Delivering two of club football’s biggest prizes on offer, in addition to the Club World Cup and Super Cup, for the Reds are the tangible results of the seeds they planted 10 years ago – trophies which will define their stewardship once they decide to move on.
And while Liverpool continue to do all the talking on the field in the safe and capable hands of Klopp, off the field FSG have been busy making the club sustainable for the present and future.
While football clubs are in the business of victories and trophies, the infrastructure around them needs to support their endeavours and match their ambitions.
In the new Main Stand, completed for the start of the 2016/17 season, they made their first step.
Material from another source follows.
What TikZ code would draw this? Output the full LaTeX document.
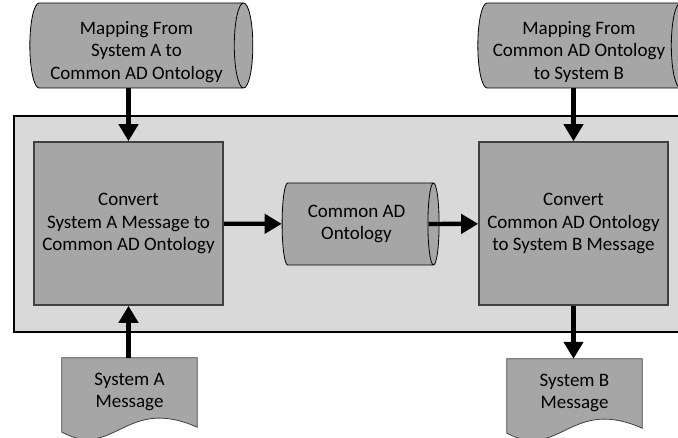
\documentclass[tikz,border=0pt]{standalone}
\usepackage{fontspec}
\setmainfont{Carlito}
\usepackage{tikz}
\usetikzlibrary{shapes.geometric}
\usetikzlibrary{arrows.meta}
\usetikzlibrary{positioning}
\usetikzlibrary{calc}
\usetikzlibrary{backgrounds}
\definecolor{fondgris}{HTML}{D9D9D9}
\definecolor{formegris}{HTML}{A6A6A6}
\definecolor{bordgris}{HTML}{404040}
\tikzstyle{cadre}=[draw=black,line width=1.2pt,fill=fondgris]
\tikzstyle{convert}=[
        rectangle,
        draw=bordgris,
        line width=1.6pt,
        fill=formegris,
        minimum width=189pt,
        minimum height=163pt,
        align=center
]
\tikzstyle{donnees}=[cylinder,shape border rotate=0,aspect=0.25,
draw=black,line width=0.8pt,cylinder uses custom fill,
cylinder body fill=formegris,cylinder end fill=formegris,align=center]
\tikzstyle{message}=[rectangle,minimum width=135pt,minimum height=74pt,align=center]
\tikzstyle{papier}=[draw=bordgris,line width=0.8pt,fill=formegris]
\tikzstyle{suite}=[-{Triangle[width=19pt,length=17pt]},line width=4.4pt]

\begin{document}
\begin{tikzpicture}[x=1pt,y=-1pt,every node/.style={font=\fontsize{19}{22.5}\selectfont}]
\useasboundingbox (0,0) rectangle (678,438);
\node[convert] (convA) at (128.5,223.5) {Convert\\System A Message to\\Common AD Ontology};
\node[convert] (convB) at (573.5,223.5) {Convert\\Common AD Ontology\\to System B Message};
\node[donnees,minimum height=157pt,minimum width=82pt] (onto) at (356.5,224) {Common AD\\Ontology};
\node[donnees,minimum height=223pt,minimum width=85pt,inner ysep=0pt] (mapA) at (136.5,45.5) {\rule{0pt}{26pt}Mapping From\\System A to\\Common AD Ontology};
\node[donnees,minimum height=212pt,minimum width=85pt,inner ysep=0pt] (mapB) at (579,45.5) {\rule{0pt}{26pt}Mapping From\\Common AD Ontology\\to System B};
\node[message] (msgA) at (129.5,395) {System A\\Message\rule[-9pt]{0pt}{0pt}};
\node[message] (msgB) at (574.5,396) {System B\\Message\rule[-9pt]{0pt}{0pt}};
%Background shapes
\begin{scope}[on background layer]
\draw[cadre] (14,116) rectangle (700,332);
\foreach \m in {msgA,msgB}
  \draw[papier] (\m.north west) -- (\m.north east) -- ($(\m.south east)+(0,-5)$)
    .. controls ($(\m.south east)+(-72,-37)$) and ($(\m.south west)+(53,28)$) .. (\m.south west) -- cycle;
\end{scope}
%Drawing Edges
\draw[suite] (convA.north |- mapA.south) -- (convA.north);
\draw[suite] (convB.north |- mapB.south) -- (convB.north);
\draw[suite] (convA) -- (onto);
\draw[suite] ([xshift=-11pt]onto.east) -- (convB);
\draw[suite] (convA.south |- msgA.north) -- (convA.south);
\draw[suite] (convB.south) -- (convB.south |- msgB.north);
\end{tikzpicture}
\end{document}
Liverpool had been lagging behind with their rivals with their facilities and a boost of 8,500 seats went some way in bridging the gap.
They made good on a long-standing promise and created a formidable-looking structure having rightly opted to redevelop Anfield rather than relocate – with one more step still in the pipeline.
If not for the outbreak of the coronavirus, Liverpool would have commenced work on their £60 million expansion of the Anfield Road end at the end of 2020, with completion scheduled for the summer of 2022.
The owners remain committed to taking the capacity of Anfield beyond 60,000, creating a cauldron of noise which will be up there with the best in the Premier League and across Europe.
It is a vital step in matching Liverpool’s on-field ambitions – which have already been boosted by the new £50 million state-of-the-art training facility in Kirkby, with the switch there also delayed due to the pandemic.
While results, trophies and transfer activity will be as far as some look, when you consider Anfield’s redevelopment, the new training facility, a lucrative partnership with Nike amid a myriad of other commercial deals, FSG have ticked all the right boxes.
All of this has had a positive influence in seeing revenue of £184 million in 2011 turn into a record turnover of £533 million for the year ending May 2019, which included a pre-tax profit of £42 million.
Thorough due diligence and a strict business model may have seen criticism come their way over the years, but there is no questioning FSG’s unbelievable influence on Liverpool Football Club, from parting with £300 million to establishing a valuation in excess of £1.7 billion.
When FSG arrived they laid out four key promises: attracting the best players – but first attaining a strong financial position; turn losses into wins; compete for trophies; and create a culture for winning.
It was never going to happen overnight but in a decade, FSG have, as Werner had set out, over-delivered on their promise to transform a club in limbo into a force to be reckoned with.
It was hard to imagine the strong position the club is currently in on and off the field would have been possible 10 years ago, but under the ownership of FSG, Liverpool have flourished into a world-beater and there’s no curtailing where the club can go next under their expert guidance.